───── Recorded data

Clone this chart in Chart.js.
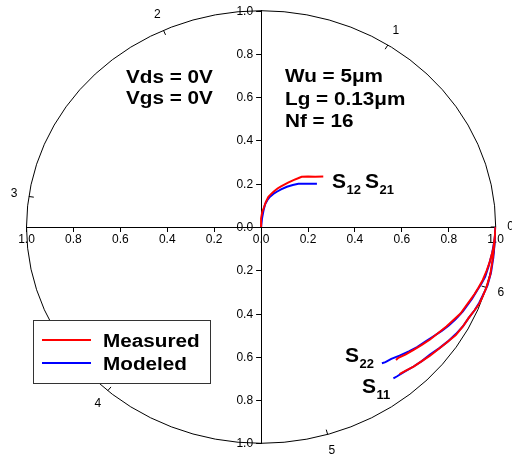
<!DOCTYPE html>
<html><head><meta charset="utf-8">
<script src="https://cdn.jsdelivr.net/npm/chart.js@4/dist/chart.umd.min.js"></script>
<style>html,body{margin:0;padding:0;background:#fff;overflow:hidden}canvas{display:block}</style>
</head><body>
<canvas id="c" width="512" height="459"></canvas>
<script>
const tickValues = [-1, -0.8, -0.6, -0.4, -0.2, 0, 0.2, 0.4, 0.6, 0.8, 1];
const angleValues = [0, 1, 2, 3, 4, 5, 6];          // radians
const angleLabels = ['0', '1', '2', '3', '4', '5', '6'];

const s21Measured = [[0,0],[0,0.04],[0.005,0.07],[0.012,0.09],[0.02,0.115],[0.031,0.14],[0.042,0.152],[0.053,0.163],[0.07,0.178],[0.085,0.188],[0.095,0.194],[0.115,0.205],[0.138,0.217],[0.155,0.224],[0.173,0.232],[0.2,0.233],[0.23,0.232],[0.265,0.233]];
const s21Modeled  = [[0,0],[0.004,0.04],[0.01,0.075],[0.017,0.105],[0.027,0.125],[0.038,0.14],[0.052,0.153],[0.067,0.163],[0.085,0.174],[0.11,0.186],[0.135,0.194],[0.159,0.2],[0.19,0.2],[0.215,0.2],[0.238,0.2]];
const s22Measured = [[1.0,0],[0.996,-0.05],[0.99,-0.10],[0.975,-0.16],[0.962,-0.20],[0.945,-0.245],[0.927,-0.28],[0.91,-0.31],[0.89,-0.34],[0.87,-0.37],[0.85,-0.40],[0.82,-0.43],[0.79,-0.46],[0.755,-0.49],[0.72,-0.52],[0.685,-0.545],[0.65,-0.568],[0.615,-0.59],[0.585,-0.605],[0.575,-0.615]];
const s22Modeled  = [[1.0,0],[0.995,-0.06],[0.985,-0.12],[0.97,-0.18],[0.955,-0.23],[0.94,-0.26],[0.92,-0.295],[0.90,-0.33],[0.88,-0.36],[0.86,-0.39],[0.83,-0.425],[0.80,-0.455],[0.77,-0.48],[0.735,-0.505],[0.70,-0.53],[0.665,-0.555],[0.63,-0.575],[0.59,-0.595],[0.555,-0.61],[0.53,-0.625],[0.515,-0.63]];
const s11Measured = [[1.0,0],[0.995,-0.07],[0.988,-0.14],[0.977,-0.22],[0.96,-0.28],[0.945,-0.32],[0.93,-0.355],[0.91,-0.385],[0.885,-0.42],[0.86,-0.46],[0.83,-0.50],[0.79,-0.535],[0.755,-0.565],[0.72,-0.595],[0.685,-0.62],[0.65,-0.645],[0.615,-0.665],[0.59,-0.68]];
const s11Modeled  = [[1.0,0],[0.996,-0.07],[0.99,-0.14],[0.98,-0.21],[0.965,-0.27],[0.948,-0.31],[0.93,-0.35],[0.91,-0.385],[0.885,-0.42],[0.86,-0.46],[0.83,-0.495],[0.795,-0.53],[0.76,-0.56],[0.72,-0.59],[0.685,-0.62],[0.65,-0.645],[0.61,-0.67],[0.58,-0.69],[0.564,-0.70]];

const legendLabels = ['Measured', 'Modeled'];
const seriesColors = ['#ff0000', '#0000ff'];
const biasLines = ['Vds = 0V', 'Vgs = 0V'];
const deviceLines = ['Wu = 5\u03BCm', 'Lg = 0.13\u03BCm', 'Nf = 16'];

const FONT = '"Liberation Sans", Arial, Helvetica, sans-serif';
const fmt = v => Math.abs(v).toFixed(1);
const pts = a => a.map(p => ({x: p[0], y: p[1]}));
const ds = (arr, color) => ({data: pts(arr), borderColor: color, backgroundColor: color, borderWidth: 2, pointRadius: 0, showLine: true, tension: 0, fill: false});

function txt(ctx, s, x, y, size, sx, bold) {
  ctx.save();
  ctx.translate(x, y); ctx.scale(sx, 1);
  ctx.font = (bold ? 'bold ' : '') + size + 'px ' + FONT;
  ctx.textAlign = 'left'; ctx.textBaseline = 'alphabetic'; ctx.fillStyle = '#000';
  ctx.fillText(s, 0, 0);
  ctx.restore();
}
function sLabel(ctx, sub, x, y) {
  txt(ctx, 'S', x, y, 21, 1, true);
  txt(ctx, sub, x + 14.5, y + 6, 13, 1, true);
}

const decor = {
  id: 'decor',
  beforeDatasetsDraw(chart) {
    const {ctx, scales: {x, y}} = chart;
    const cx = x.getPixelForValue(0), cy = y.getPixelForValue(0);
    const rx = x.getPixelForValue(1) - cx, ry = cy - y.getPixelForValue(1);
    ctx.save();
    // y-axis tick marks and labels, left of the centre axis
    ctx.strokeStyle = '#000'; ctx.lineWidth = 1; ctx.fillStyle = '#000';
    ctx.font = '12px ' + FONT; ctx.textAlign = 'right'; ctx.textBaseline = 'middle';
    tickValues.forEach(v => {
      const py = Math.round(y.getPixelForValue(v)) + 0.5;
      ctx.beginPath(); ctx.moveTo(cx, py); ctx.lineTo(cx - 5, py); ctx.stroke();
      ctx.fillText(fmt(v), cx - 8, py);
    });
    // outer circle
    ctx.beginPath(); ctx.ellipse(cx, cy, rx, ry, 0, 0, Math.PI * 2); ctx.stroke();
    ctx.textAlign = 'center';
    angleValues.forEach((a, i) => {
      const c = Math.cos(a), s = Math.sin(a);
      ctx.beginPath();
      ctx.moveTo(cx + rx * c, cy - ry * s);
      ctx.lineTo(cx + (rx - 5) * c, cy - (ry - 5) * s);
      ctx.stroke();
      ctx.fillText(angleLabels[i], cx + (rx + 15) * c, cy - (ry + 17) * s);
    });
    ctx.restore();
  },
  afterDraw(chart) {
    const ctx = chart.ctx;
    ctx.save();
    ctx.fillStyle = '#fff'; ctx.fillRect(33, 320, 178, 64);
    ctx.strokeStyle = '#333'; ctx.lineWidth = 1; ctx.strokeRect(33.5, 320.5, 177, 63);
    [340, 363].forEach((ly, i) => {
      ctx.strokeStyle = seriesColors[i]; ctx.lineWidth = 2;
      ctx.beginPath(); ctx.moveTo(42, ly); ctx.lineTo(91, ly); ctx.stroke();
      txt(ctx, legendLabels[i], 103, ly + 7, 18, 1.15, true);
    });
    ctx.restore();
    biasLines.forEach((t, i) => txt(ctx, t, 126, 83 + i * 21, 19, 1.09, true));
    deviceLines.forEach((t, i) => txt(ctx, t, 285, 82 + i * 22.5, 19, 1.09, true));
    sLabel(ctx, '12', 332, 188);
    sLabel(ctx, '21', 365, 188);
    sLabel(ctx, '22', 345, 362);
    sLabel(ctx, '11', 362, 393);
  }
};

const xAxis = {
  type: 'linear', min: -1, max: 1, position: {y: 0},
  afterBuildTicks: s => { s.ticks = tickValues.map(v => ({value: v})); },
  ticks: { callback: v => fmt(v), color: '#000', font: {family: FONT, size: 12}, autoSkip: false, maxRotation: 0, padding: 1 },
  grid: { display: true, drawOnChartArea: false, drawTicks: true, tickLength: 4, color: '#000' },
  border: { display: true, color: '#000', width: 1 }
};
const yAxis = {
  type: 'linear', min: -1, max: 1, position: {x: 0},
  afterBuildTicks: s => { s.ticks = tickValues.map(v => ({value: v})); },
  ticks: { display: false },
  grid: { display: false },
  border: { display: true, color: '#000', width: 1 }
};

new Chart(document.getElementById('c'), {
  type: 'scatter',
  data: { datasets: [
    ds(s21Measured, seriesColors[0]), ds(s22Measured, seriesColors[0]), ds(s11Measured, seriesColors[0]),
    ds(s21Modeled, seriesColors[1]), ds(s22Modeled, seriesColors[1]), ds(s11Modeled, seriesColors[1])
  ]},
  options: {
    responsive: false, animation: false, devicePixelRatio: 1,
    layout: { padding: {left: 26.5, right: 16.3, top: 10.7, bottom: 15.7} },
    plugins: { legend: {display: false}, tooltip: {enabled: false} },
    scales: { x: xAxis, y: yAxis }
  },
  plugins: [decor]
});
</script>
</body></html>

──────────

Exercise:
Restate the material word for word from its first line through the line containing "const angleLabels = ['0', '1', '2', '3', '4', '5', '6'];", both included; the pictures do not belong in it.

Full solution:
Clone this chart in Chart.js.
<!DOCTYPE html>
<html><head><meta charset="utf-8">
<script src="https://cdn.jsdelivr.net/npm/chart.js@4/dist/chart.umd.min.js"></script>
<style>html,body{margin:0;padding:0;background:#fff;overflow:hidden}canvas{display:block}</style>
</head><body>
<canvas id="c" width="512" height="459"></canvas>
<script>
const tickValues = [-1, -0.8, -0.6, -0.4, -0.2, 0, 0.2, 0.4, 0.6, 0.8, 1];
const angleValues = [0, 1, 2, 3, 4, 5, 6];          // radians
const angleLabels = ['0', '1', '2', '3', '4', '5', '6'];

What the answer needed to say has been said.